South Carolina’s Palmetto Trail cuts across 14 counties from Walhalla, in the southern Appalachian Mountains, to Awendaw on the coast north of Charleston. People can use the trail for free.
About 350 miles of trail have been established since efforts to develop the pathway started about 20 years ago, but all sections have not been linked together yet. When completed, the unbroken trail will stretch about 500 miles. A major unbroken chunk now stretches from the coast to near Columbia. The Palmetto Conservation Foundation promotes the trail.
Mary Roe, programs director at the Conservation Foundation, said key areas of concern for trail dumping are outside Eutawville in Orangeburg County and in the Francis Marion National Forest near Charleston.
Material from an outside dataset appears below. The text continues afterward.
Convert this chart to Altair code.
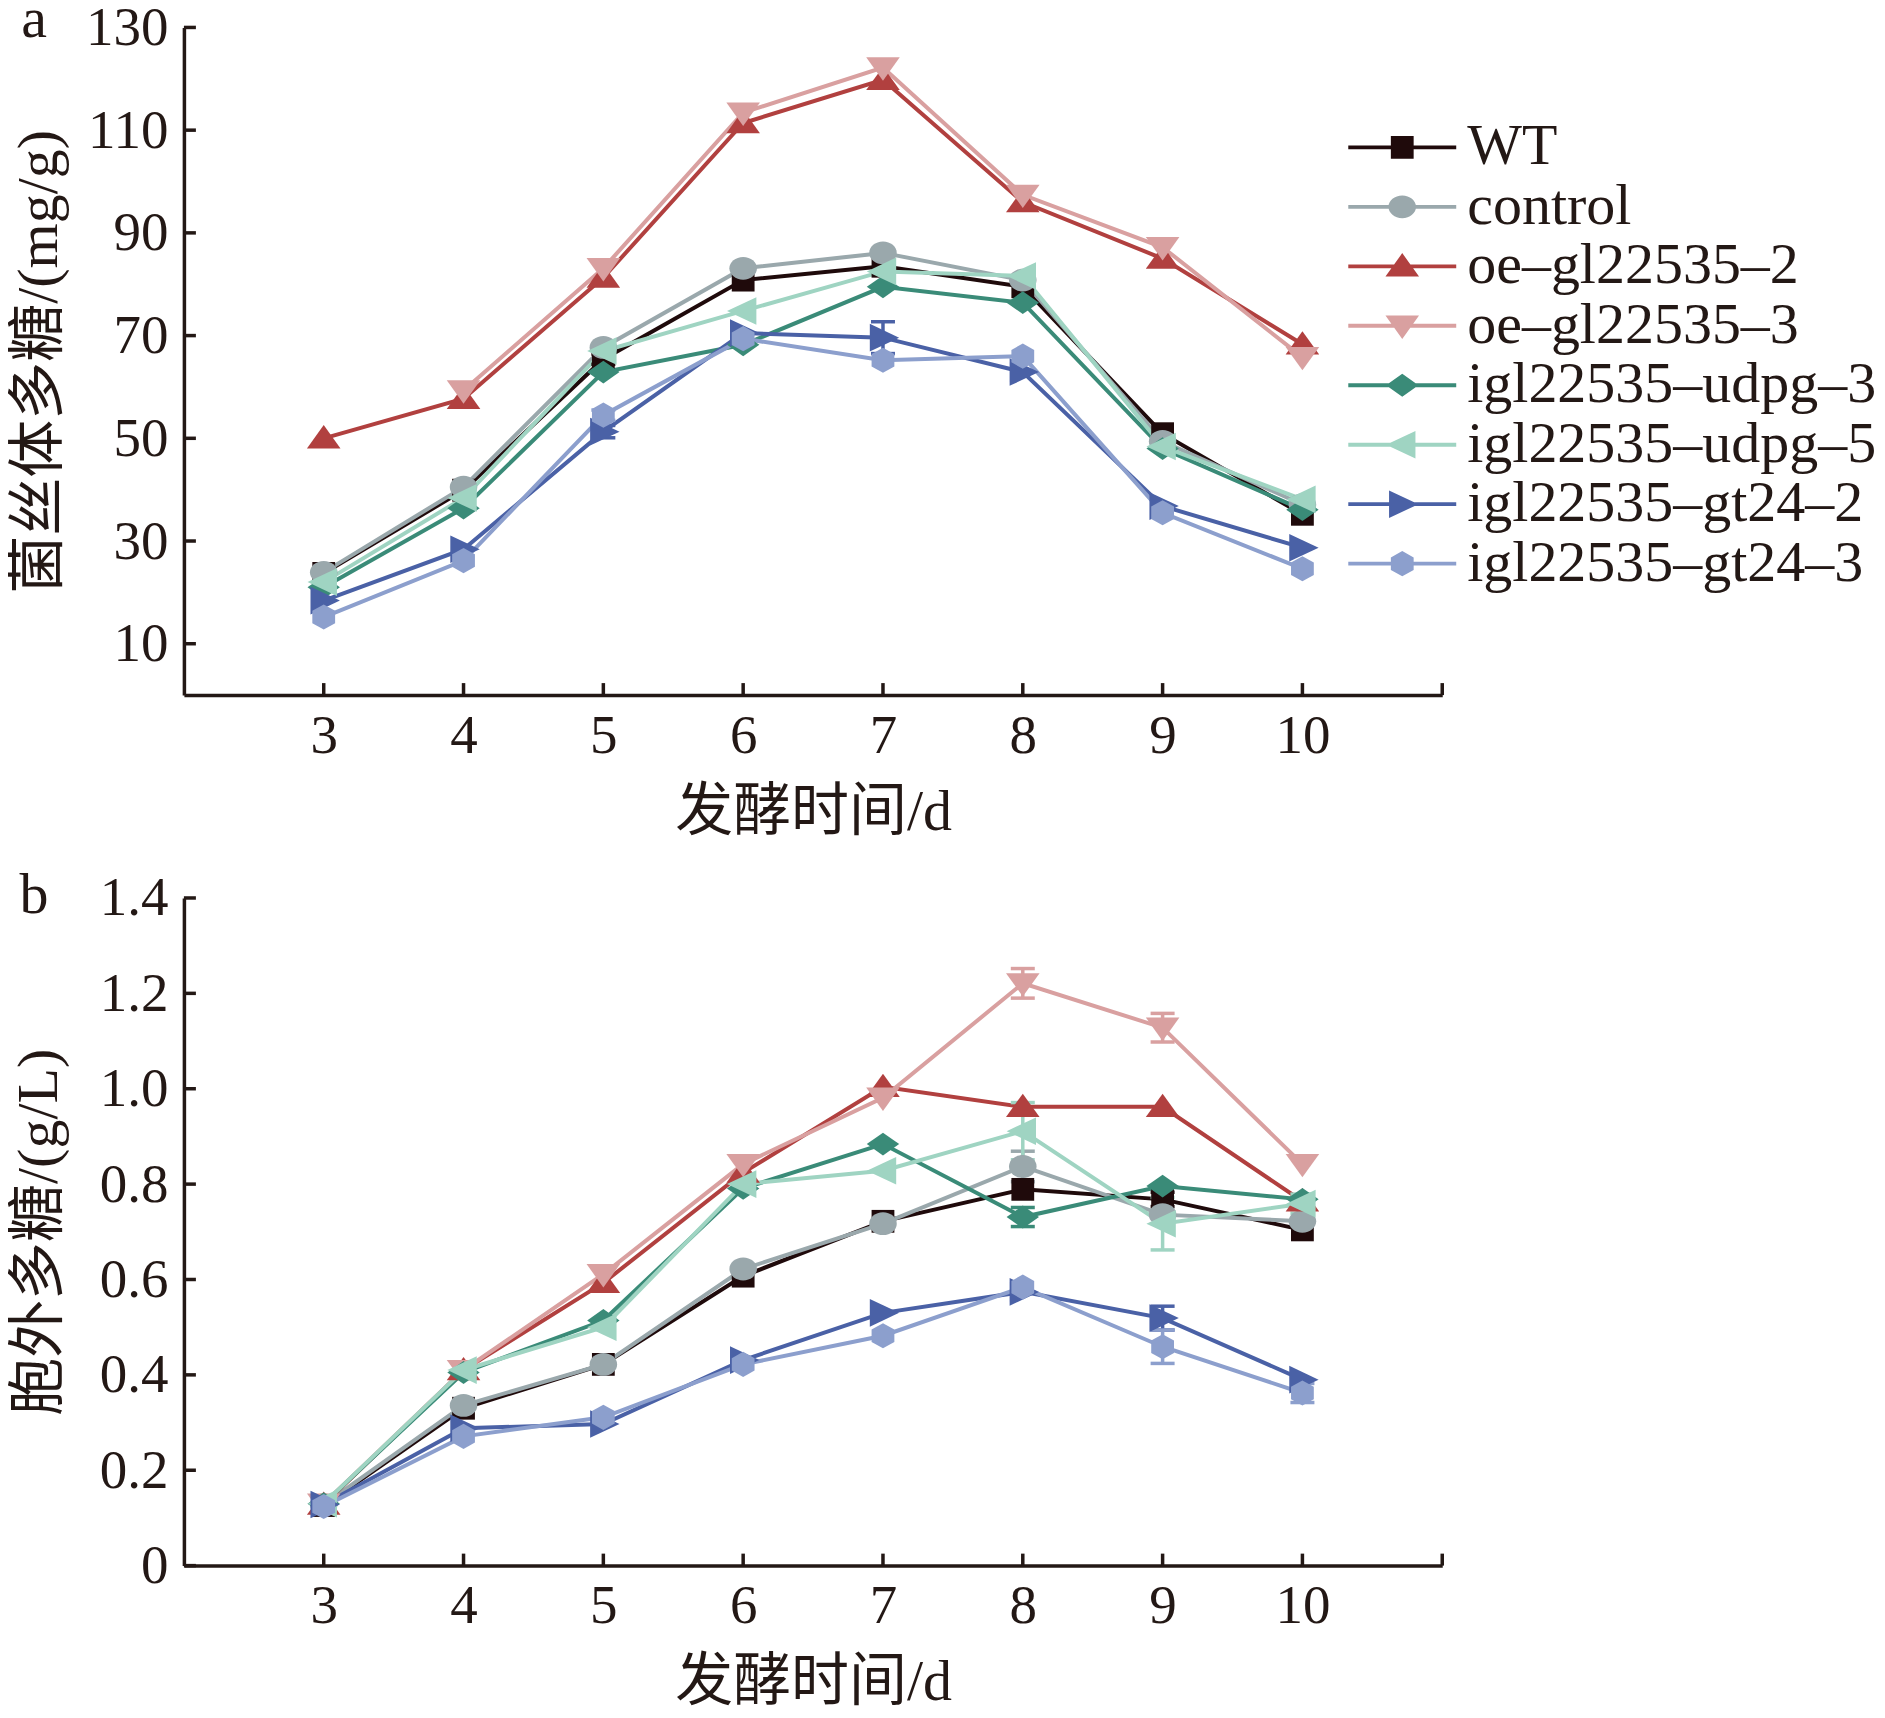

Roe said those suspected of dumping garbage are more likely area residents than hikers.
“Sometimes, it’s misunderstood that the trail users are doing the garbage, and that’s not the case,’’ Roe said. “It’s the people in the communities that the trail goes through. There is a mentality still that people think they can throw their litter out.’’
Conservation Foundation director Natalie Britt said disposal of household hazardous waste along the trail is a particular concern. That includes paint cans and other hazardous materials people accmulate in their homes, Roe said.
In addition to deliberate dumping, sections of the trail near Fort Jackson also are receiving litter from passing cars and nearby land in urban Columbia, officials said. Those areas also will be targeted in the cleanup next month.
“The Palmetto Trail is one of those special projects that provides our citizens with access to breathtaking natural beauty and also lures in travelers seeking outdoor adventures,” said Sarah Lyles, Executive Director of PalmettoPride. “Everyone needs to understand that litter is not just an eyesore, but it can be detrimental to our quality of life on many levels.”